Enfin, la question macro-industrielle : la protection « fonctionne-t-elle » ? Théoriquement, dans un secteur à rendements croissants et coûts fixes, des barrières peuvent attirer la production sur le marché protégé ; empiriquement, les +22 % de production US et les gains de certains constructeurs localistes en attestent ; mais deux limites majeures apparaissent : d’abord, taxer aussi les composants désorganise des chaînes de valeur nord-américaines qui traversent plusieurs fois la frontière (les pièces franchissent le Rio Grande en aller-retour), ce qui renchérit la fabrication locale ; ensuite, l’instabilité de la règle du jeu (annonces, rétro-pédalages, deals ad hoc) gèle l’investissement : or, l’IRA avait déclenché un boom de projets batteries/VE en 2023-2024, avant des annulations 2025 massivement concentrées sur les batteries, preuve que la filière est extrêmement sensible au cadre incitatif et à sa prévisibilité.
Que retenir pour les politiques publiques européennes et pour les entreprises ? D’abord, une grille de lecture opérationnelle : au court terme, les droits de douane américains se répercutent « plein pot » dans les prix, pénalisent la demande et reconfigurent les ventes par origine ; au moyen terme, la réallocation intra-entreprise décide de l’ampleur du choc ; au long terme, la conception des subventions fixe la géographie de la batterie et du VE.

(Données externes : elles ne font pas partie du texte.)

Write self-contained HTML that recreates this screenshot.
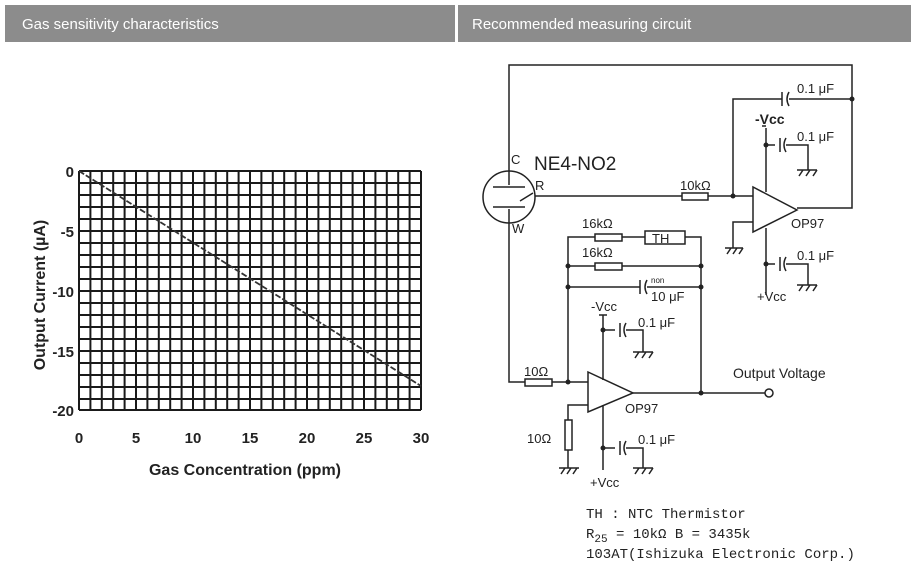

Ensuite, des implications stratégiques : pour un constructeur européen, verrouiller une capacité US sur ses modèles à fort volume reste la meilleure assurance contre la volatilité tarifaire ; pour les équipementiers, localiser les modules électroniques critiques sur le marché final réduit le risque d’exclusion ; pour les pouvoirs publics, une subvention-demande technologiquement neutre maximise la décarbonation à coût budgétaire donné, tandis qu’une subvention conditionnelle batterie locale doit être justifiée par des objectifs souverains explicites et chiffrés (emploi, sécurité d’approvisionnement), faute de quoi elle ralentit l’adoption et renchérit le coût par tonne de CO₂ évitée.
Pour la France enfin, l’effet paradoxal est légèrement positif via des gains compétitifs de renversement sur les marchés allemand et italien (moindre concurrence intra-UE quand Allemagne/Italie reculent vers les États-Unis), tandis que l’exposition directe au marché US demeure faible ; mais la fenêtre VE-batteries reste étroite : la vitesse d’apprentissage asiatique et la sensibilité des investissements aux règles imposent des incitations stables, une capillarité entre R&D, qualification et industrialisation, et, pourquoi pas, des partenariats technologiques avec des acteurs asiatiques pour accélérer la montée en gamme de nos gigafactories.
En somme, les tarifs américains 2025 reconfigurent à haute fréquence le commerce automobile, mais ne remplacent ni la prévisibilité réglementaire ni une ingénierie fine des subventions. Pour les exportateurs et décideurs français, la clé tient dans une lecture granulaire des chaînes de valeur, une stratégie produit-usine capable de basculement rapide entre sites, et une veille active sur les règles d’origine et barèmes en évolution.